Question

The College Board reported the following mean scores for the three parts of the SAT: Critical reading 502 Mathematics 515 Writing 494 Assume that the population standard deviation on each part of the test is 100. What is the probability a sample of 90 test takers will provide a sample mean test score within 10 points of the population mean of 502 on the Critical Reading part of the test?

Answer 1

65.78% probability a sample of 90 test takers will provide a sample mean test score within 10 points of the population mean of 502 on the Critical Reading part of the test.

Explanation:

To solve this question, we need to understand the normal probability distribution and the central limit theorem.

Normal probability distribution

Problems of normally distributed samples are solved using the z-score formula.

In a set with mean
`\mu` and standard deviation
`\sigma`, the zscore of a measure X is given by:

`Z = (X - \mu)/(\sigma)`

The Z-score measures how many standard deviations the measure is from the mean.
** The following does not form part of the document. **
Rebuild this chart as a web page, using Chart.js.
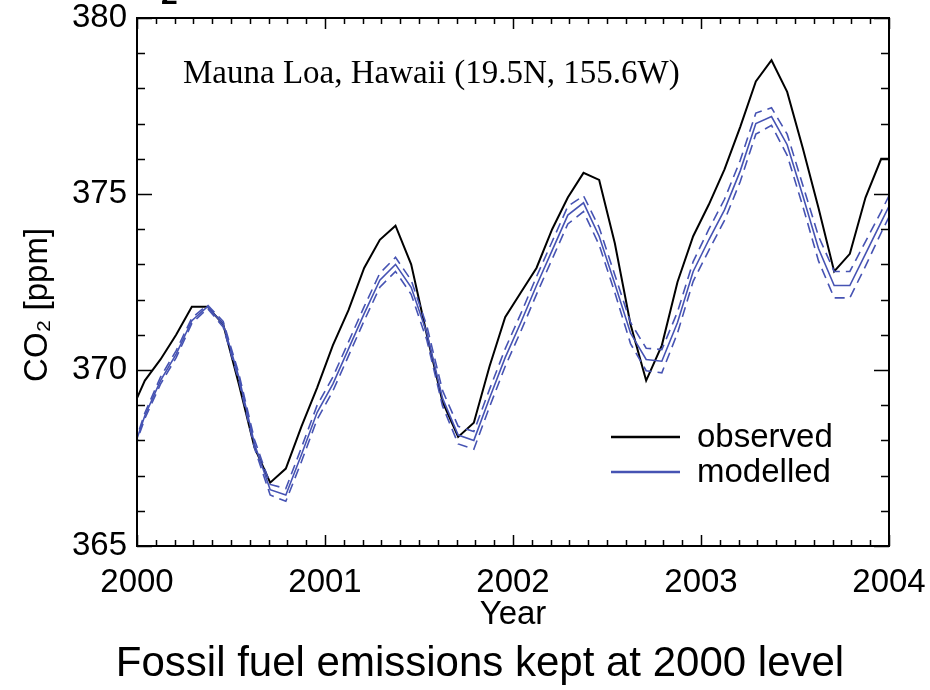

After finding the Z-score, we look at the z-score table and find the p-value associated with this z-score. This p-value is the probability that the value of the measure is smaller than X, that is, the percentile of X. Subtracting 1 by the pvalue, we get the probability that the value of the measure is greater than X.

Central Limit Theorem

The Central Limit Theorem estabilishes that, for a normally distributed random variable X, with mean
`\mu` and standard deviation
`\sigma`, the sampling distribution of the sample means with size n can be approximated to a normal distribution with mean
`\mu` and standard deviation
`s = (\sigma)/(√(n))`.

For a skewed variable, the Central Limit Theorem can also be applied, as long as n is at least 30.

In this problem, we have that:

`\mu = 502, \sigma = 100, n = 90, s = (100)/(√(90)) = 10.54`

What is the probability a sample of 90 test takers will provide a sample mean test score within 10 points of the population mean of 502 on the Critical Reading part of the test?

This is the pvalue of Z when X = 502+10 = 512 subtracted by the pvalue of Z when X = 502-10 = 492.

X = 512

`Z = (X - \mu)/(\sigma)`

By the Central Limit Theorem

`Z = (X - \mu)/(s)`

`Z = (512 - 502)/(10.54)`

`Z = 0.95`

`Z = 0.95` has a pvalue of 0.8289

X = 492

`Z = (X - \mu)/(s)`

`Z = (492 - 502)/(10.54)`

`Z = -0.95`

`Z = -0.95` has a pvalue of 0.1711

0.8289 - 0.1711 = 0.6578

65.78% probability a sample of 90 test takers will provide a sample mean test score within 10 points of the population mean of 502 on the Critical Reading part of the test.